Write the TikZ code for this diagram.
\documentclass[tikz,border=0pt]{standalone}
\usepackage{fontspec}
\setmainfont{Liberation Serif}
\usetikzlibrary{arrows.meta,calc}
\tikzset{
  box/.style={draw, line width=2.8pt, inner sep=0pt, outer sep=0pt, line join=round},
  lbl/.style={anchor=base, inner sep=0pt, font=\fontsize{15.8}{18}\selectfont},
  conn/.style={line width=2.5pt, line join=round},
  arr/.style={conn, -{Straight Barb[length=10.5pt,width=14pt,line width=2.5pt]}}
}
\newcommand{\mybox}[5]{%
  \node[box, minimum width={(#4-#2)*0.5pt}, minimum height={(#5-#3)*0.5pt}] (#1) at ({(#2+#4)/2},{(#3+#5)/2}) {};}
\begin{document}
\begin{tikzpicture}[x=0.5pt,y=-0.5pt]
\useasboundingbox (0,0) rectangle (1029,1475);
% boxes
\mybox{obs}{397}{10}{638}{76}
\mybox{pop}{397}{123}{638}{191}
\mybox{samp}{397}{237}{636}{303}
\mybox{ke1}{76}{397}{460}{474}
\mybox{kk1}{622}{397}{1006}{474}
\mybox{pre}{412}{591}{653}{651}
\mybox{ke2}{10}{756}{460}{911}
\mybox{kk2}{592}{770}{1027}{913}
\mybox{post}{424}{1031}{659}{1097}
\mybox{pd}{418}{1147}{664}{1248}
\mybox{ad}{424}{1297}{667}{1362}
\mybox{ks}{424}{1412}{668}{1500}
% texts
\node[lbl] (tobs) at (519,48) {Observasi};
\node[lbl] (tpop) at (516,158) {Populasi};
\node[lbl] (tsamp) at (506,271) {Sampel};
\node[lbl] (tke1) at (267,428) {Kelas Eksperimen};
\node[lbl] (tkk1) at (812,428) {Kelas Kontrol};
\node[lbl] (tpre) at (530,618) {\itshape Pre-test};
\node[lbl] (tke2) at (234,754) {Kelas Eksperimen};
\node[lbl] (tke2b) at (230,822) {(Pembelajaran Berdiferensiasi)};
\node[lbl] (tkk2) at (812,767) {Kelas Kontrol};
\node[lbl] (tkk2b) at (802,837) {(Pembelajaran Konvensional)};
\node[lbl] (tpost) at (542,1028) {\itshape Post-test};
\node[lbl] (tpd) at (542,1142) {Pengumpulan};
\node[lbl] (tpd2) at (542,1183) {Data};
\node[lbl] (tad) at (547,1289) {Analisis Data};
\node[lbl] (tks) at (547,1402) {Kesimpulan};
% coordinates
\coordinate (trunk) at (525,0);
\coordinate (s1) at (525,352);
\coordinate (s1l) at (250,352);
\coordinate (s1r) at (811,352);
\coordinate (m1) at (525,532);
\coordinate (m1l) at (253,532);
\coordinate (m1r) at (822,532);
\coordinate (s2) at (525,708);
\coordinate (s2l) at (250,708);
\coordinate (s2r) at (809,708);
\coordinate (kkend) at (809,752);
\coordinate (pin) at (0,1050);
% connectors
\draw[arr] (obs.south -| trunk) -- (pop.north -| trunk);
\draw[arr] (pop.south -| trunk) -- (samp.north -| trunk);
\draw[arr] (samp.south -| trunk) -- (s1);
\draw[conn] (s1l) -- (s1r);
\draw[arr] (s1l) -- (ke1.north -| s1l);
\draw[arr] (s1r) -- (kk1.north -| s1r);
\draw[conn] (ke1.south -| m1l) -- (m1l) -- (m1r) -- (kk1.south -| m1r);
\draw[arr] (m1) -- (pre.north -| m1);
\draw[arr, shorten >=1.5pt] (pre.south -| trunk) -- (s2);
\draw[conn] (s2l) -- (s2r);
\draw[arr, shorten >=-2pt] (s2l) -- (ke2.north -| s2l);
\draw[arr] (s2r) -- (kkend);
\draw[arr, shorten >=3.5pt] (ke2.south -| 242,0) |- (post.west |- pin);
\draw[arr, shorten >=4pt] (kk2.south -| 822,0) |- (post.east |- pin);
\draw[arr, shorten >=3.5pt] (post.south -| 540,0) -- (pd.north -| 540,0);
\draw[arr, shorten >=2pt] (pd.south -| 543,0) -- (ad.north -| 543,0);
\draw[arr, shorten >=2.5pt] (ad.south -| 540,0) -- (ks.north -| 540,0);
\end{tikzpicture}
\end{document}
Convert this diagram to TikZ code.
##############################
Can you give every line above again, exactly as written?

Write the TikZ code for this diagram.
\documentclass[tikz,border=0pt]{standalone}
\usepackage{fontspec}
\setmainfont{Liberation Serif}
\usetikzlibrary{arrows.meta,calc}
\tikzset{
  box/.style={draw, line width=2.8pt, inner sep=0pt, outer sep=0pt, line join=round},
  lbl/.style={anchor=base, inner sep=0pt, font=\fontsize{15.8}{18}\selectfont},
  conn/.style={line width=2.5pt, line join=round},
  arr/.style={conn, -{Straight Barb[length=10.5pt,width=14pt,line width=2.5pt]}}
}
\newcommand{\mybox}[5]{%
  \node[box, minimum width={(#4-#2)*0.5pt}, minimum height={(#5-#3)*0.5pt}] (#1) at ({(#2+#4)/2},{(#3+#5)/2}) {};}
\begin{document}
\begin{tikzpicture}[x=0.5pt,y=-0.5pt]
\useasboundingbox (0,0) rectangle (1029,1475);
% boxes
\mybox{obs}{397}{10}{638}{76}
\mybox{pop}{397}{123}{638}{191}
\mybox{samp}{397}{237}{636}{303}
\mybox{ke1}{76}{397}{460}{474}
\mybox{kk1}{622}{397}{1006}{474}
\mybox{pre}{412}{591}{653}{651}
\mybox{ke2}{10}{756}{460}{911}
\mybox{kk2}{592}{770}{1027}{913}
\mybox{post}{424}{1031}{659}{1097}
\mybox{pd}{418}{1147}{664}{1248}
\mybox{ad}{424}{1297}{667}{1362}
\mybox{ks}{424}{1412}{668}{1500}
% texts
\node[lbl] (tobs) at (519,48) {Observasi};
\node[lbl] (tpop) at (516,158) {Populasi};
\node[lbl] (tsamp) at (506,271) {Sampel};
\node[lbl] (tke1) at (267,428) {Kelas Eksperimen};
\node[lbl] (tkk1) at (812,428) {Kelas Kontrol};
\node[lbl] (tpre) at (530,618) {\itshape Pre-test};
\node[lbl] (tke2) at (234,754) {Kelas Eksperimen};
\node[lbl] (tke2b) at (230,822) {(Pembelajaran Berdiferensiasi)};
\node[lbl] (tkk2) at (812,767) {Kelas Kontrol};
\node[lbl] (tkk2b) at (802,837) {(Pembelajaran Konvensional)};
\node[lbl] (tpost) at (542,1028) {\itshape Post-test};
\node[lbl] (tpd) at (542,1142) {Pengumpulan};
\node[lbl] (tpd2) at (542,1183) {Data};
\node[lbl] (tad) at (547,1289) {Analisis Data};
\node[lbl] (tks) at (547,1402) {Kesimpulan};
% coordinates
\coordinate (trunk) at (525,0);
\coordinate (s1) at (525,352);
\coordinate (s1l) at (250,352);
\coordinate (s1r) at (811,352);
\coordinate (m1) at (525,532);
\coordinate (m1l) at (253,532);
\coordinate (m1r) at (822,532);
\coordinate (s2) at (525,708);
\coordinate (s2l) at (250,708);
\coordinate (s2r) at (809,708);
\coordinate (kkend) at (809,752);
\coordinate (pin) at (0,1050);
% connectors
\draw[arr] (obs.south -| trunk) -- (pop.north -| trunk);
\draw[arr] (pop.south -| trunk) -- (samp.north -| trunk);
\draw[arr] (samp.south -| trunk) -- (s1);
\draw[conn] (s1l) -- (s1r);
\draw[arr] (s1l) -- (ke1.north -| s1l);
\draw[arr] (s1r) -- (kk1.north -| s1r);
\draw[conn] (ke1.south -| m1l) -- (m1l) -- (m1r) -- (kk1.south -| m1r);
\draw[arr] (m1) -- (pre.north -| m1);
\draw[arr, shorten >=1.5pt] (pre.south -| trunk) -- (s2);
\draw[conn] (s2l) -- (s2r);
\draw[arr, shorten >=-2pt] (s2l) -- (ke2.north -| s2l);
\draw[arr] (s2r) -- (kkend);
\draw[arr, shorten >=3.5pt] (ke2.south -| 242,0) |- (post.west |- pin);
\draw[arr, shorten >=4pt] (kk2.south -| 822,0) |- (post.east |- pin);
\draw[arr, shorten >=3.5pt] (post.south -| 540,0) -- (pd.north -| 540,0);
\draw[arr, shorten >=2pt] (pd.south -| 543,0) -- (ad.north -| 543,0);
\draw[arr, shorten >=2.5pt] (ad.south -| 540,0) -- (ks.north -| 540,0);
\end{tikzpicture}
\end{document}
Convert this diagram to TikZ code.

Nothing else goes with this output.